Objectifying Women Shames Everyone
With the firings of executives, sentencing of Bill Cosby, and Supreme Court nomination hearings, accusations of sexual harassment and assault dominate the news. This behavior is driven by a deep-seated, abiding culture that objectifies women and damages both genders.
It perpetuates a cycle of shame in both men and women and encourages aggression against women. Even if never overtly harassed or assaulted, women experience the destructive effects of sexual objectification, including abuse and violence, eating disorders, body shame, depression, risky sexual behavior, and sexual dysfunction.
Men don’t realize how sexual shame also harms them. Sexuality brings abundant opportunities to exaggerate both our vulnerability and shame, to feel pleasure and close, but also to feel unworthy, unacceptable, and unlovable.
Shame and Manhood
Boys must separate from their mothers to establish their masculinity. To accomplish this task, they look to their father. They are also influenced by peers and cultural standards and role models to define what it is to be a man. Often, masculine ideals of toughness, success, and anti-femininity are promoted. This objectifies men to be other than themselves.
Hypermasculinity objectifies and exaggerates stereotypical male behavior, such as an emphasis on physical strength, aggression, and sexuality. Masculine ideals of toughness, success, and anti-femininity or promoted. Objectifying maleness this way teaches boys to reject all feminine traits such as tenderness, compassion, and empathy. Many boys and men have had their emotions shamed in order to conform to the masculine ideal of toughness, creating homophobia around tender feelings. It puts pressure on men to measure up to these norms and simultaneously shames other parts of them. In a culture that encourages hypermasculinity, some fathers humiliate their sons by calling them “sissy,” or “Mama’s boy.”
I was invited as a therapist to attend a ropes course that challenged young teens at risk. The challenges were designed to be frightening–even to adults. Over my objections, one of the male leaders brutally shamed any boy who showed fear, and worse, tears. He traumatized the boy while re-enacting abuse he’d likely received growing up. This is how shame gets passed down.

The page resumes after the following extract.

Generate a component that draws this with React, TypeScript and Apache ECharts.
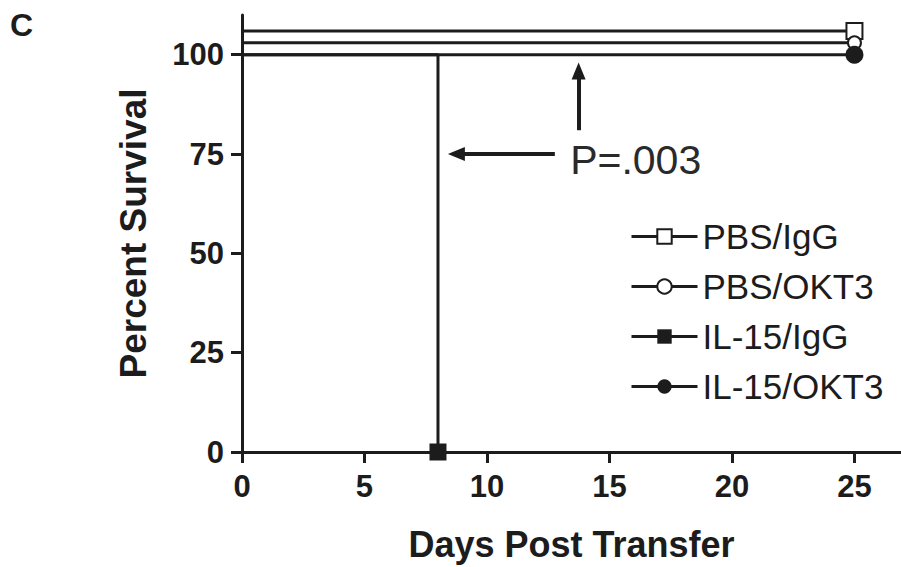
import React, { useEffect, useRef } from "react";
import * as echarts from "echarts";

const seriesNames = ["PBS/IgG", "PBS/OKT3", "IL-15/IgG", "IL-15/OKT3"];
const pbsIgG: number[][] = [[0, 106], [25, 106]];
const pbsOKT3: number[][] = [[0, 103], [25, 103]];
const il15IgG: number[][] = [[0, 100], [8, 100], [8, 0]];
const il15OKT3: number[][] = [[0, 100], [25, 100]];
const xTicks = [0, 5, 10, 15, 20, 25];
const yTicks = [0, 25, 50, 75, 100];
const pText = "P=.003";
const pTextPos = [16.07, 73.4];
const arrowUp = [[13.74, 81], [13.74, 95.9]];
const arrowLeft = [[12.77, 75], [8.75, 75]];

const INK = "#1c1c1c";
const FONT = "'Liberation Sans', Arial, Helvetica, sans-serif";

function mk(data: number[][]) {
  return data.map((d, i) => (i === data.length - 1 ? { value: d } : { value: d, symbol: "none" }));
}

export default function App() {
  const ref = useRef<HTMLDivElement>(null);
  useEffect(() => {
    if (!ref.current) return;
    const chart = echarts.init(ref.current, undefined, { renderer: "svg" });
    const lineStyle = { color: INK, width: 3 };
    const arrowLine = {
      silent: true,
      symbol: ["none", "triangle"],
      symbolSize: [14, 17],
      lineStyle: { color: INK, width: 4, type: "solid" },
      label: { show: false },
      emphasis: { disabled: true },
    };
    chart.setOption({
      animation: false,
      backgroundColor: "#ffffff",
      textStyle: { fontFamily: FONT },
      grid: { left: 242, right: 0, top: 15, bottom: 109, containLabel: false },
      xAxis: {
        type: "value",
        min: 0,
        max: 26.9,
        interval: 5,
        name: "Days Post Transfer",
        nameLocation: "middle",
        nameGap: 74,
        nameTextStyle: { fontSize: 36, fontWeight: "bold", color: INK, fontFamily: FONT },
        axisLine: { show: true, lineStyle: { color: INK, width: 3 } },
        axisTick: { show: true, length: 11, lineStyle: { color: INK, width: 3 }, customValues: xTicks },
        axisLabel: { fontSize: 31, fontWeight: "bold", color: INK, margin: 19, fontFamily: FONT, customValues: xTicks },
        splitLine: { show: false },
      },
      yAxis: {
        type: "value",
        min: 0,
        max: 110,
        interval: 25,
        name: "Percent Survival",
        nameLocation: "middle",
        nameRotate: 90,
        nameGap: 90,
        nameTextStyle: { fontSize: 37, fontWeight: "bold", color: INK, fontFamily: FONT },
        axisLine: { show: true, lineStyle: { color: INK, width: 3 } },
        axisTick: { show: true, length: 11, lineStyle: { color: INK, width: 3 }, customValues: yTicks },
        axisLabel: { fontSize: 31, fontWeight: "bold", color: INK, margin: 18, fontFamily: FONT, customValues: yTicks },
        splitLine: { show: false },
      },
      legend: {
        orient: "vertical",
        left: 630,
        top: 219,
        padding: 0,
        itemWidth: 66,
        itemHeight: 18,
        itemGap: 15,
        data: seriesNames,
        lineStyle: { width: 3, color: INK },
        itemStyle: { borderWidth: 3 },
        textStyle: { fontSize: 35, color: INK, fontFamily: FONT, lineHeight: 35, padding: [0, 0, 0, 0] },
      },
      series: [
        {
          name: seriesNames[0],
          type: "line",
          data: mk(pbsIgG),
          symbol: "emptyRect",
          symbolSize: 16,
          lineStyle,
          itemStyle: { color: INK, borderWidth: 3 },
          z: 3,
        },
        {
          name: seriesNames[1],
          type: "line",
          data: mk(pbsOKT3),
          symbol: "emptyCircle",
          symbolSize: 13,
          lineStyle,
          itemStyle: { color: INK, borderWidth: 3 },
          z: 4,
        },
        {
          name: seriesNames[2],
          type: "line",
          data: mk(il15IgG),
          symbol: "rect",
          symbolSize: 17,
          lineStyle,
          itemStyle: { color: INK },
          z: 5,
          markLine: {
            ...arrowLine,
            data: [
              [{ coord: arrowUp[0] }, { coord: arrowUp[1] }],
              [{ coord: arrowLeft[0] }, { coord: arrowLeft[1] }],
            ],
          },
        },
        {
          name: seriesNames[3],
          type: "line",
          data: mk(il15OKT3),
          symbol: "circle",
          symbolSize: 18,
          lineStyle,
          itemStyle: { color: INK },
          z: 6,
        },
      ],
    });
    const p = chart.convertToPixel({ gridIndex: 0 }, pTextPos) as number[];
    chart.setOption({
      graphic: [
        {
          type: "text",
          left: 10,
          top: 9,
          style: { text: "C", fontSize: 32, fontWeight: "bold", fill: INK, fontFamily: FONT },
        },
        {
          type: "text",
          x: p[0],
          y: p[1],
          style: {
            text: pText,
            fontSize: 41,
            fill: "#2a2a2a",
            fontFamily: FONT,
            align: "center",
            verticalAlign: "middle",
          },
        },
      ],
    });
    return () => chart.dispose();
  }, []);
  return (
    <div
      ref={ref}
      style={{ position: "fixed", left: 0, top: 0, width: 901, height: 567, background: "#fff" }}
    />
  );
}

Countless men are socialized by their fathers, brothers, and male peers to objectify, dominate, and degrade women. Objectifying men and women strengthen these male values and strains of male relationships with women. It’s reinforced through “girl watching,” promiscuity or competition among men to “score,” having a beautiful woman as a trophy, and addiction to pornography, especially if it involves male power over for females. (Elder, 2010) The popularity of violent porn is growing, and studies show that it contributes to pedophilia, misogyny, and violence against women. Hard porn is often the basis for male sex education. It normalizes male conquest, control, and dominance and promotes the fantasy that all women enjoy what men demand, including aggression, or that they can be easily coerced to. (Jensen, 2007) Teenage boys then believe that they can and should behave this way, but are disillusioned and disempowered when they discover reality differs. Power over the opposite gender is used to bolster male low self-esteem and deeply denied shame. But it comes at a price. Half of the men feel shame about their behavior toward women, leading them to question their worth and lovability as human beings. (Elder, 2010)
Impact on Boys and Men
Additionally, promoting hypermasculine ideals causes other problems. Shaming of emotions, the body, or normal needs and wants deeply wounds boys and men and can result in trauma, addiction, aggression, and codependency. (Lancer, 2014) Usually, this occurs in an environment of dysfunctional parenting, where shame, and often abuse, has already undermined boys’ developing sense of identity. Teaching boys to be hypermasculine and to disrespect women as equals encourage domination, emotional abuse, and violence. Showing fear, sadness, or any sign of vulnerability is often interpreted as weakness. First, vulnerability is judged by others, and then boys and men judge themselves. The emotional toll on men is never discussed, because it’s considered “weak” and shrouded in shame.
Children internalize judgmental messages as toxic shame and conclude that they’re flawed and unlovable. Without treatment, it can last a lifetime, negatively affecting self-esteem, sexual identity, and relationships. Some suffer silently, not knowing how to meet their parents’ expectations; others try harder to conform to masculine ideals. Many boys must play-act to be someone they’re not.